The problem I had was that the electric motor was over 50 years old it was a 3 phase motor running on 240v 3 phase which i converted using capacitors etc at 410uf and i forgot all about the centrifugal switch in the motor which was not disengaging the starter coils it is now running fine i thought someone on here might have realized it before me.
You are doing it on purpose.

You are refusing to do the simple tests a number of us have advised you to do.

The reason you do not write properly is not your poor education, it is your laziness and unwillingness to take any care over what you do. HGV fitter? With your personal attitude to quality I would not let you fit s**t onto the end of a shovel.

I'm glad your problem is sorted, as now you can go away and we'll never have to suffer you again.
 
A 4hp 240v electric motor only pulls 16-20a on start up ...
In your dreams, perhaps with no load connected, and using a good soft-start setup. A real motor, with a real load, and using a 'normal' starting arrangement will take "considerably more" than that when starting.

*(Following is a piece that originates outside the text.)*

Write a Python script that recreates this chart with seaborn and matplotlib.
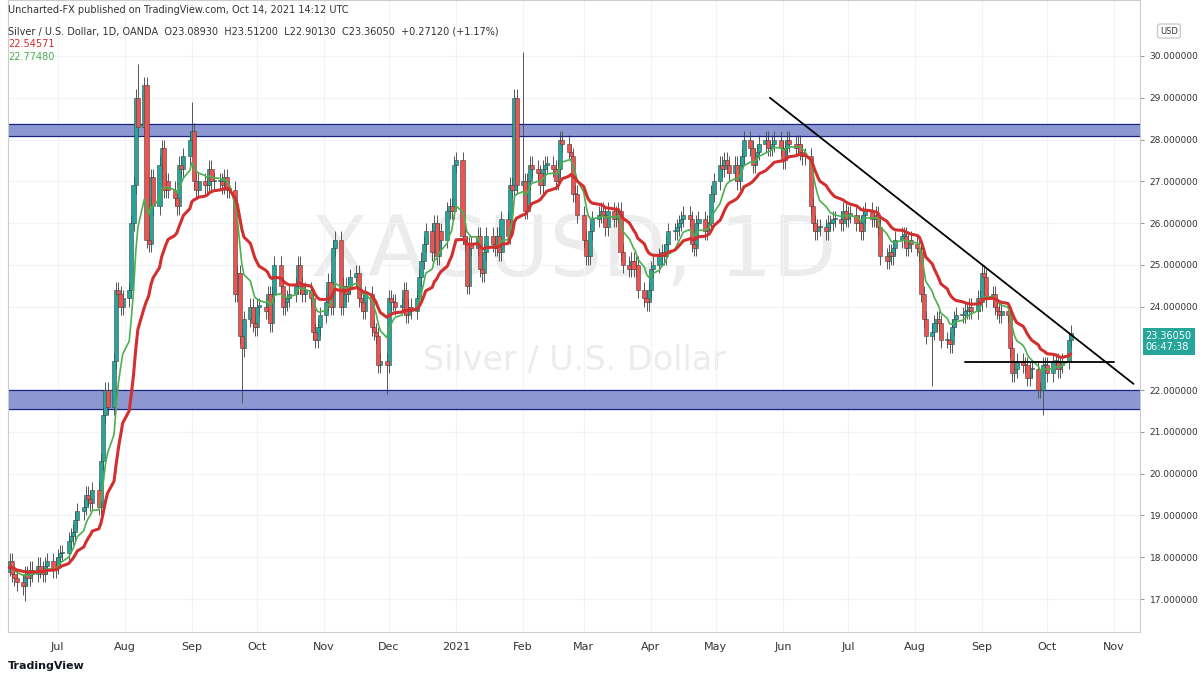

A mates compressor had 2off 3hp (2.2kW) compressors on it. When it was new (not "loosened up") and the weather was cold (so oil a bit thick), it would routinely blow the 30A wired fuse when the second motor started. The first would be running at around 10-12A, the second would try to start, fail, and the fuse would blow in a few seconds. Both compressors have pneumatic soft-start valves on them, so not starting under load - just inertia and friction to overcome.
Even after a few years of use, it still does it occasionally.